#### [WHAT TO DO]
Each line of the listing must be transcribed exactly, except for the images, which should be excluded.

#### [DATA LINES]
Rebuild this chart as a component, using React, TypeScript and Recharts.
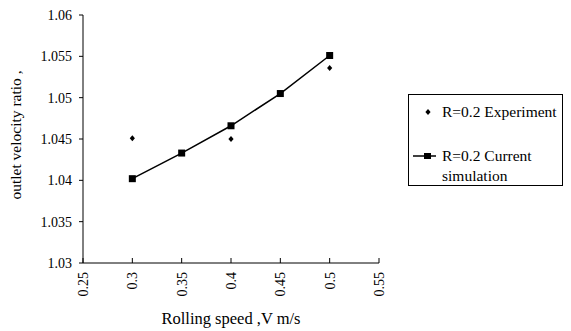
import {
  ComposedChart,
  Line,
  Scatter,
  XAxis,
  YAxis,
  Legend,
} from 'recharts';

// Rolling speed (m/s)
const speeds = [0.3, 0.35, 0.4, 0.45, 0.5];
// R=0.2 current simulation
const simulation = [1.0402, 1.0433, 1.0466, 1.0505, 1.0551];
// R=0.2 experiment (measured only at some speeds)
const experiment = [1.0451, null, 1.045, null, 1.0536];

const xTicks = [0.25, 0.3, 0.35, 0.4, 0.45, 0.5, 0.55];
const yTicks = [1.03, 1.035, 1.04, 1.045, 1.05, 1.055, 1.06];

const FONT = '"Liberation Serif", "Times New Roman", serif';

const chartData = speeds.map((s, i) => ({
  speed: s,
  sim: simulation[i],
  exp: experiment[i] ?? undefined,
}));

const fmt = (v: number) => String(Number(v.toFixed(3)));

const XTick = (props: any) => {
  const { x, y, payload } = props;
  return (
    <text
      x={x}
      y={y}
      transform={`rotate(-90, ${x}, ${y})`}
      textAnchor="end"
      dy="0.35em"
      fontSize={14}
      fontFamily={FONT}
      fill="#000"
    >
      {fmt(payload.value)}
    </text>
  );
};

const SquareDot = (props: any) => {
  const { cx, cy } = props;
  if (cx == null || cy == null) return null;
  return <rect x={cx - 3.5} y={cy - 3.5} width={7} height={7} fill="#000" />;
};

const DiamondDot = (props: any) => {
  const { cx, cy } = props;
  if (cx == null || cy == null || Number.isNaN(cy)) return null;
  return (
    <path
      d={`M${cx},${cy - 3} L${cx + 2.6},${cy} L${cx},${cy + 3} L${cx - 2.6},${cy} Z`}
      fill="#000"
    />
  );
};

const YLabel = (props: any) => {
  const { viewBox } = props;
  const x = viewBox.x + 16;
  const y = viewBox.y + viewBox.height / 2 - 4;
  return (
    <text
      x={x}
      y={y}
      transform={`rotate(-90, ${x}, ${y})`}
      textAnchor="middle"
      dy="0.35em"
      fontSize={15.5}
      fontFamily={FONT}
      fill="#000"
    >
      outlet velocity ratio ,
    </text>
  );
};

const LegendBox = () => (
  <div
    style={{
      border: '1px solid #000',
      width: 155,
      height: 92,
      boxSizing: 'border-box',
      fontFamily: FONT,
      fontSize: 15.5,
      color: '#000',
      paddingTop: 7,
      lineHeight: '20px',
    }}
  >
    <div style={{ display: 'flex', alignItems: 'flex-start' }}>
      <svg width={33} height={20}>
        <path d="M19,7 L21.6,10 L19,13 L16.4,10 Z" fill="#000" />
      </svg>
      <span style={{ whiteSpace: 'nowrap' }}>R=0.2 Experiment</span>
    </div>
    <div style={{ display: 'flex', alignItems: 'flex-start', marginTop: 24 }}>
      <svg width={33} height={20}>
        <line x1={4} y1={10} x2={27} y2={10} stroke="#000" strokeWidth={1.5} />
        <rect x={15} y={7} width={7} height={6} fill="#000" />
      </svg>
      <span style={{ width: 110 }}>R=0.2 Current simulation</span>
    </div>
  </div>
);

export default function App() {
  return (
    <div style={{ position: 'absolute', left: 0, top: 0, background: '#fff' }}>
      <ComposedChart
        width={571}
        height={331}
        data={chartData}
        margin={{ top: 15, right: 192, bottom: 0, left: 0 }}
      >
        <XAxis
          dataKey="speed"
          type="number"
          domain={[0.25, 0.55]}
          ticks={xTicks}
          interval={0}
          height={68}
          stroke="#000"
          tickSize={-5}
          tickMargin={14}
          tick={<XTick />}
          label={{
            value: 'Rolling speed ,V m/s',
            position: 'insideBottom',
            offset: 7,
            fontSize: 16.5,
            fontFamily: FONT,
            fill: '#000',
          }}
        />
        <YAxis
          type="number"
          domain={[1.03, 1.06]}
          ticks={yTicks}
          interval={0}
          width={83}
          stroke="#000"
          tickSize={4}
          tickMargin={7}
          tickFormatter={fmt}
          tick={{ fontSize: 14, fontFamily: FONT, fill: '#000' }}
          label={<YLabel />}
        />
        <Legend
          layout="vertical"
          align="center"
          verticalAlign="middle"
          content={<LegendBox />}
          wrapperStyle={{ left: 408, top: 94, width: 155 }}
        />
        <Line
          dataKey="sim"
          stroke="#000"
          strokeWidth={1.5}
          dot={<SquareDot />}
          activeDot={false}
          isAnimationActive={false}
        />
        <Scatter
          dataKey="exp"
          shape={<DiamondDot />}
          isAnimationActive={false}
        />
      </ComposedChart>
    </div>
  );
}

#### [THE RESULT]
Rebuild this chart as a component, using React, TypeScript and Recharts.
import {
  ComposedChart,
  Line,
  Scatter,
  XAxis,
  YAxis,
  Legend,
} from 'recharts';

// Rolling speed (m/s)
const speeds = [0.3, 0.35, 0.4, 0.45, 0.5];
// R=0.2 current simulation
const simulation = [1.0402, 1.0433, 1.0466, 1.0505, 1.0551];
// R=0.2 experiment (measured only at some speeds)
const experiment = [1.0451, null, 1.045, null, 1.0536];

const xTicks = [0.25, 0.3, 0.35, 0.4, 0.45, 0.5, 0.55];
const yTicks = [1.03, 1.035, 1.04, 1.045, 1.05, 1.055, 1.06];

const FONT = '"Liberation Serif", "Times New Roman", serif';

const chartData = speeds.map((s, i) => ({
  speed: s,
  sim: simulation[i],
  exp: experiment[i] ?? undefined,
}));

const fmt = (v: number) => String(Number(v.toFixed(3)));

const XTick = (props: any) => {
  const { x, y, payload } = props;
  return (
    <text
      x={x}
      y={y}
      transform={`rotate(-90, ${x}, ${y})`}
      textAnchor="end"
      dy="0.35em"
      fontSize={14}
      fontFamily={FONT}
      fill="#000"
    >
      {fmt(payload.value)}
    </text>
  );
};

const SquareDot = (props: any) => {
  const { cx, cy } = props;
  if (cx == null || cy == null) return null;
  return <rect x={cx - 3.5} y={cy - 3.5} width={7} height={7} fill="#000" />;
};

const DiamondDot = (props: any) => {
  const { cx, cy } = props;
  if (cx == null || cy == null || Number.isNaN(cy)) return null;
  return (
    <path
      d={`M${cx},${cy - 3} L${cx + 2.6},${cy} L${cx},${cy + 3} L${cx - 2.6},${cy} Z`}
      fill="#000"
    />
  );
};

const YLabel = (props: any) => {
  const { viewBox } = props;
  const x = viewBox.x + 16;
  const y = viewBox.y + viewBox.height / 2 - 4;
  return (
    <text
      x={x}
      y={y}
      transform={`rotate(-90, ${x}, ${y})`}
      textAnchor="middle"
      dy="0.35em"
      fontSize={15.5}
      fontFamily={FONT}
      fill="#000"
    >
      outlet velocity ratio ,
    </text>
  );
};

const LegendBox = () => (
  <div
    style={{
      border: '1px solid #000',
      width: 155,
      height: 92,
      boxSizing: 'border-box',
      fontFamily: FONT,
      fontSize: 15.5,
      color: '#000',
      paddingTop: 7,
      lineHeight: '20px',
    }}
  >
    <div style={{ display: 'flex', alignItems: 'flex-start' }}>
      <svg width={33} height={20}>
        <path d="M19,7 L21.6,10 L19,13 L16.4,10 Z" fill="#000" />
      </svg>
      <span style={{ whiteSpace: 'nowrap' }}>R=0.2 Experiment</span>
    </div>
    <div style={{ display: 'flex', alignItems: 'flex-start', marginTop: 24 }}>
      <svg width={33} height={20}>
        <line x1={4} y1={10} x2={27} y2={10} stroke="#000" strokeWidth={1.5} />
        <rect x={15} y={7} width={7} height={6} fill="#000" />
      </svg>
      <span style={{ width: 110 }}>R=0.2 Current simulation</span>
    </div>
  </div>
);

export default function App() {
  return (
    <div style={{ position: 'absolute', left: 0, top: 0, background: '#fff' }}>
      <ComposedChart
        width={571}
        height={331}
        data={chartData}
        margin={{ top: 15, right: 192, bottom: 0, left: 0 }}
      >
        <XAxis
          dataKey="speed"
          type="number"
          domain={[0.25, 0.55]}
          ticks={xTicks}
          interval={0}
          height={68}
          stroke="#000"
          tickSize={-5}
          tickMargin={14}
          tick={<XTick />}
          label={{
            value: 'Rolling speed ,V m/s',
            position: 'insideBottom',
            offset: 7,
            fontSize: 16.5,
            fontFamily: FONT,
            fill: '#000',
          }}
        />
        <YAxis
          type="number"
          domain={[1.03, 1.06]}
          ticks={yTicks}
          interval={0}
          width={83}
          stroke="#000"
          tickSize={4}
          tickMargin={7}
          tickFormatter={fmt}
          tick={{ fontSize: 14, fontFamily: FONT, fill: '#000' }}
          label={<YLabel />}
        />
        <Legend
          layout="vertical"
          align="center"
          verticalAlign="middle"
          content={<LegendBox />}
          wrapperStyle={{ left: 408, top: 94, width: 155 }}
        />
        <Line
          dataKey="sim"
          stroke="#000"
          strokeWidth={1.5}
          dot={<SquareDot />}
          activeDot={false}
          isAnimationActive={false}
        />
        <Scatter
          dataKey="exp"
          shape={<DiamondDot />}
          isAnimationActive={false}
        />
      </ComposedChart>
    </div>
  );
}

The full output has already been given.